No question that these programs/books/websites can be helpful when writing about personal experiences. And yes, they can be therapeutic and redemptive. Not all memoir has to be in full publication form for a larger audience, it can just be for you, your family, and your legacy. Not everything has to be a published book. Keep writing your stories.
There is no doubt programs/websites/guides can be helpful for writing personal stories. Not always do they have to be for publication, but instead can be redemptive and for sharing only with family and friends. Writing a memoir doesn’t always mean “publishing” a memoir.

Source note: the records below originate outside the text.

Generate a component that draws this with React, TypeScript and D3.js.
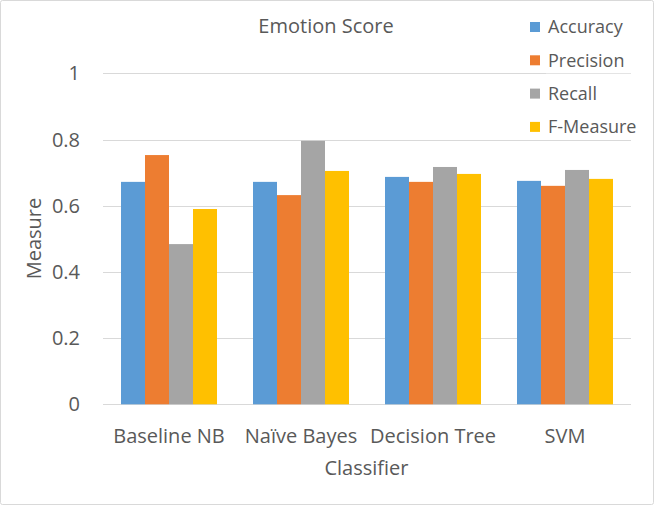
import React from "react";
import * as d3 from "d3";

const categories = ["Baseline NB", "Naïve Bayes", "Decision Tree", "SVM"];
const seriesNames = ["Accuracy", "Precision", "Recall", "F-Measure"];
const accuracy = [0.672, 0.672, 0.687, 0.675];
const precision = [0.753, 0.632, 0.672, 0.66];
const recall = [0.484, 0.796, 0.717, 0.708];
const fMeasure = [0.59, 0.705, 0.696, 0.681];
const yTicks = [0, 0.2, 0.4, 0.6, 0.8, 1];
const colors = ["#5B9BD5", "#ED7D31", "#A5A5A5", "#FFC000"];

const W = 654, H = 505;
const left = 103, right = 631, top = 73.3, bottom = 404.3;
const FONT = "'Open Sans', 'Noto Sans', sans-serif";
const TXT = "#595959";

export default function App() {
  const series = [accuracy, precision, recall, fMeasure];
  const x0 = d3.scaleBand<string>().domain(categories).range([left, right]).paddingInner(36 / 132).paddingOuter(18 / 132);
  const x1 = d3.scaleBand<string>().domain(seriesNames).range([0, x0.bandwidth()]);
  const y = d3.scaleLinear().domain([0, 1]).range([bottom, top]);

  return (
    <svg width={W} height={H} style={{ position: "absolute", left: 0, top: 0 }}>
      <rect x={0.5} y={0.5} width={W - 1} height={H - 1} fill="#fff" stroke="#d9d9d9" rx={2} />
      {yTicks.map((t) => (
        <g key={t}>
          <line x1={left} x2={right} y1={Math.round(y(t)) + 0.5} y2={Math.round(y(t)) + 0.5} stroke="#d9d9d9" strokeWidth={1} />
          <text x={80} y={y(t)} dy="0.35em" textAnchor="end" fontSize={20} fill={TXT} fontFamily={FONT}>
            {t === 0 || t === 1 ? String(t) : t.toFixed(1)}
          </text>
        </g>
      ))}
      {categories.map((c, i) => (
        <g key={c}>
          {series.map((s, j) => (
            <rect
              key={j}
              x={(x0(c) as number) + (x1(seriesNames[j]) as number)}
              y={y(s[i])}
              width={x1.bandwidth()}
              height={bottom - y(s[i])}
              fill={colors[j]}
            />
          ))}
          <text x={(x0(c) as number) + x0.bandwidth() / 2} y={435.5} dy="0.35em" textAnchor="middle" fontSize={20} fill={TXT} fontFamily={FONT}>
            {c}
          </text>
        </g>
      ))}
      <text x={326} y={25.5} dy="0.35em" textAnchor="middle" fontSize={20} fill={TXT} fontFamily={FONT}>Emotion Score</text>
      <text x={366.5} y={467.5} dy="0.35em" textAnchor="middle" fontSize={20} fill={TXT} fontFamily={FONT}>Classifier</text>
      <text transform={`translate(33.5,238.5) rotate(-90)`} dy="0.35em" textAnchor="middle" fontSize={20} fill={TXT} fontFamily={FONT}>Measure</text>
      {seriesNames.map((n, j) => (
        <g key={n} transform={`translate(530,${27 + j * 33.3})`}>
          <rect x={0} y={-5} width={10} height={10} fill={colors[j]} />
          <rect x={16} y={-13} width={104} height={26} fill="#fff" />
          <text x={18} y={0} dy="0.35em" fontSize={18} fill={TXT} fontFamily={FONT}>{n}</text>
        </g>
      ))}
    </svg>
  );
}
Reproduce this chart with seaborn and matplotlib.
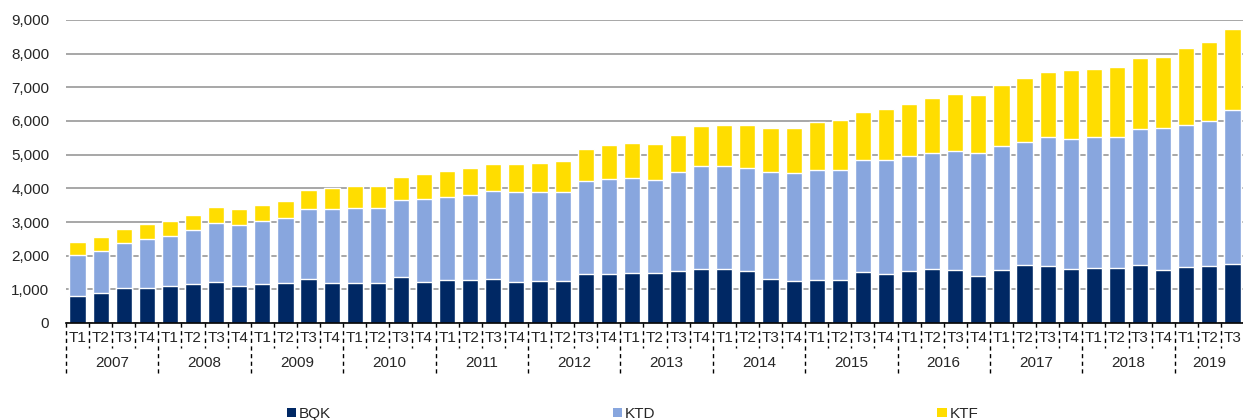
import matplotlib
matplotlib.use('Agg')
from matplotlib import pyplot as plt
from matplotlib.patches import Patch
import seaborn as sns
import numpy as np
import pandas as pd

years = [str(y) for y in range(2007, 2020)]
quarters = ['T1', 'T2', 'T3', 'T4']

bqk = [800, 900, 1030, 1050, 1100, 1170, 1230, 1110, 1170, 1190, 1300, 1200,
       1190, 1200, 1355, 1230, 1275, 1285, 1305, 1220, 1250, 1250, 1455, 1455,
       1475, 1475, 1545, 1615, 1615, 1545, 1315, 1250, 1275, 1275, 1525, 1465,
       1555, 1615, 1585, 1405, 1585, 1715, 1705, 1615, 1645, 1625, 1735, 1585,
       1675, 1685, 1760]
ktd = [1210, 1240, 1340, 1435, 1485, 1600, 1750, 1800, 1870, 1930, 2075, 2195,
       2235, 2225, 2290, 2460, 2470, 2505, 2625, 2670, 2640, 2650, 2765, 2830,
       2830, 2775, 2940, 3060, 3060, 3070, 3170, 3195, 3270, 3280, 3315, 3375,
       3415, 3425, 3525, 3645, 3680, 3670, 3820, 3860, 3870, 3890, 4035, 4205,
       4215, 4305, 4565]
ktf = [390, 405, 420, 455, 445, 440, 455, 465, 455, 505, 565, 625,
       645, 645, 690, 745, 770, 805, 795, 835, 860, 910, 950, 1000,
       1050, 1055, 1110, 1165, 1195, 1255, 1305, 1355, 1435, 1465, 1435, 1515,
       1545, 1635, 1690, 1720, 1815, 1890, 1940, 2030, 2020, 2090, 2100, 2100,
       2280, 2355, 2420]

colors = {'BQK': '#002864', 'KTD': '#88A6DE', 'KTF': '#FFDD00'}

labels = [f'{y}-{q}' for y in years for q in quarters][:len(bqk)]
df = pd.DataFrame({'period': labels, 'BQK': bqk, 'KTD': ktd, 'KTF': ktf})
df['lvl2'] = df['BQK'] + df['KTD']
df['lvl3'] = df['lvl2'] + df['KTF']

sns.set_style('white')
plt.rcParams['font.family'] = ['Liberation Sans', 'DejaVu Sans']

fig = plt.figure(figsize=(12.43, 4.2), dpi=100)
ax = fig.add_axes([66 / 1243, 97 / 420, 1178 / 1243, 303 / 420])

# stacked bars drawn as overlapping cumulative totals
for col, name in [('lvl3', 'KTF'), ('lvl2', 'KTD'), ('BQK', 'BQK')]:
    sns.barplot(data=df, x='period', y=col, color=colors[name], width=0.7,
                saturation=1, ax=ax, zorder=3)

ax.set_xlim(-0.5, len(df) - 0.5)
ax.set_ylim(0, 9000)
ax.set_yticks(range(0, 9001, 1000))
ax.set_yticklabels([f'{v:,}' for v in range(0, 9001, 1000)], fontsize=11)
ax.yaxis.grid(True, color='#a0a0a0', linewidth=1.3, zorder=0)
ax.set_axisbelow(True)
ax.tick_params(axis='y', length=0, pad=12)
ax.set_xticks([])
ax.set_xlabel('')
ax.set_ylabel('')
for s in ['left', 'right', 'top']:
    ax.spines[s].set_visible(False)
ax.spines['bottom'].set_color('black')
ax.spines['bottom'].set_linewidth(1.2)
ax.spines['bottom'].set_zorder(5)

# two-level category axis
trans = ax.get_xaxis_transform()
n = len(df)
for i in range(n):
    q = quarters[i % 4]
    ax.text(i, -15 / 303, q, transform=trans, ha='center', va='center', fontsize=11)
for b in range(n + 1):
    x = b - 0.5
    y_end = -50 / 303 if (b % 4 == 0 or b == n) else -25 / 303
    ax.plot([x, x], [0, y_end], transform=trans, color='black', linewidth=1,
            linestyle=(0, (3, 2.5)), clip_on=False)
for k, y in enumerate(years):
    start = k * 4 - 0.5
    end = min(k * 4 + 3.5, n - 0.5)
    ax.text((start + end) / 2, -40 / 303, y, transform=trans, ha='center',
            va='center', fontsize=11)

handles = [Patch(facecolor=colors[k], edgecolor='none', label=k) for k in ['BQK', 'KTD', 'KTF']]
fig.legend(handles=handles, loc='center', bbox_to_anchor=(0.5 + 11 / 1243, 6 / 420), ncol=3,
           frameon=False, fontsize=11, handlelength=0.6, handleheight=0.6,
           handletextpad=0.2, columnspacing=18.45)

fig.savefig('out.png', dpi=100)
plt.close(fig)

I wrote a memoir. I posted it on a writers blog. It’s been there for two years. Only ONE person commented. No one seems to care about my story. Perhaps it’s because it’s a story of the traumas of abortion, rape and SA and how I found a road into healing from all of it. These are subjects people literally back away from. People say they care. But I have met very few who realistically do. It’s hard when you put it all out there only to be completely ignored by the majority of people.
Julie…
First, thank you so much for reading. And your comment is not unusual for writers of personal stories.the most important part to take away here is how brave you are to tell your story that takes incredible courage. Try finding a new platform for your story. Tell it well. It’s important.
First of all — it takes incredible courage to write your story. That is first and foremost. But because it hasn’t gained a wider audience doesn’t mean the process hasn’t been beneficial. It’s important to tell and share out stories. Find another platform and keep telling them.
Julie, brava to you! I hope that it was cathartic to write your story. And don’t think it’s that people don’t care! These days, unless they’re on some sort of social media, I have trouble getting the younger crowd to communicate effectively. Oh well. But I love to write about my own life. It’s a healing process far too often, but there’s also joy.
That took a lot of bravery, Julie, to write something that must have been so painful to you. And even though only one person commented, you never know who you’ve impacted with what you’ve shared. I have read a lot throughout my life, and it never ceases to amaze me how many times some writer’s insight I’ve read will come back to me, just when I need it the most. That may very well happen with your words, too.